Nvidia is scrambling to meet a surge in demand from Chinese technology companies for its H200 artificial intelligence chips, part of its previous-generation Hopper architecture. Current stock stands at only 700,000 units, while Chinese orders for 2026 have already exceeded 2 million. To bridge the gap, Nvidia has approached contract manufacturer Taiwan Semiconductor Manufacturing Co (TSMC) to ramp up production, with work expected to begin in the second quarter of 2026. The H200 uses TSMC’s 4-nanometer process, and Nvidia plans to fulfill initial orders from existing inventory, ensuring the first shipments arrive before the Lunar New Year holiday.
Chinese Tech Demand
The bulk of the orders are coming from major Chinese internet firms, which view the H200 as a significant upgrade over the chips currently available to them. ByteDance alone is reportedly planning to spend around 100 billion yuan on Nvidia chips in 2026, up from roughly 85 billion yuan in 2025, if Beijing allows the sales to go ahead. Of the current inventory, about 100,000 are GH200 Grace Hopper superchips that combine Nvidia’s Grace CPU with the Hopper GPU architecture, while the rest are standalone H200 chips. Both variants will be offered to Chinese clients at a roughly 15% discount compared to grey-market alternatives, which have become significantly more expensive due to scarcity.
Regulatory Uncertainty
While the Trump administration recently permitted H200 exports to China with a 25% licensing fee, Beijing has yet to formally approve shipments. Chinese regulators are reportedly concerned that access to advanced foreign chips could slow the development of the domestic AI semiconductor industry. One proposal under consideration would require each H200 purchase to be bundled with a certain ratio of domestically produced chips. Until Chinese authorities provide clear guidance, uncertainty continues to cloud the potential expansion of H200 shipments.

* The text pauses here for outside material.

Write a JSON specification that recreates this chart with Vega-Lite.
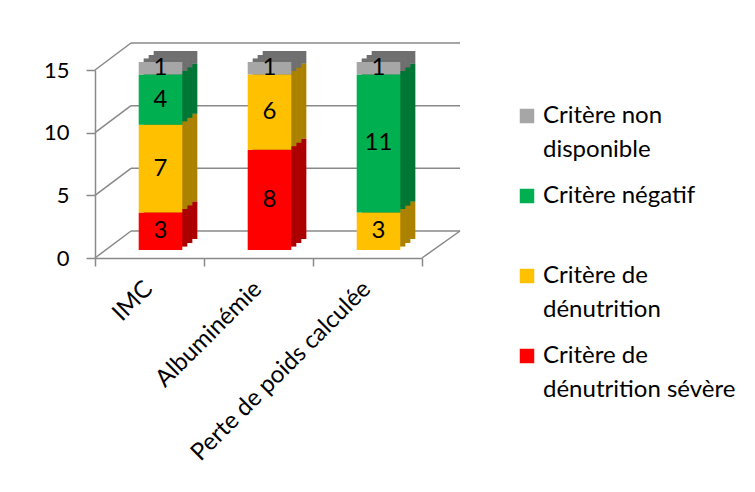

Supply Chain and Production
TSMC’s involvement in ramping up H200 production highlights the delicate balancing act Nvidia faces. The company is simultaneously focused on scaling up its newer Blackwell and upcoming Rubin chip lines, making the expansion of H200 output a logistical challenge. Any delay or misstep could create shortages in both Chinese and international markets, intensifying competition and potentially impacting global AI projects.
Pricing Dynamics
Nvidia has positioned the H200 competitively for the Chinese market, offering high-performance chips at a price that is attractive relative to older models and grey-market alternatives. While individual units cost around $27,000 and eight-chip modules are priced at roughly 1.5 million yuan, buyers consider the pricing justified given the H200’s performance advantage, which is roughly six times that of the H20 model designed for the Chinese market. The pricing strategy aims to balance profitability with competitiveness, while undercutting inflated grey-market rates.
Why It Matters
The surge in Chinese demand for the H200 highlights the strategic importance of high-performance AI chips in global technology competition. Nvidia faces the challenge of fulfilling these orders while maintaining supply to other regions, a delicate balancing act that could have ripple effects on AI research and development worldwide. Delays or restrictions in shipments to China could slow AI deployment, while approval could accelerate the country’s technological capabilities and intensify global supply pressures.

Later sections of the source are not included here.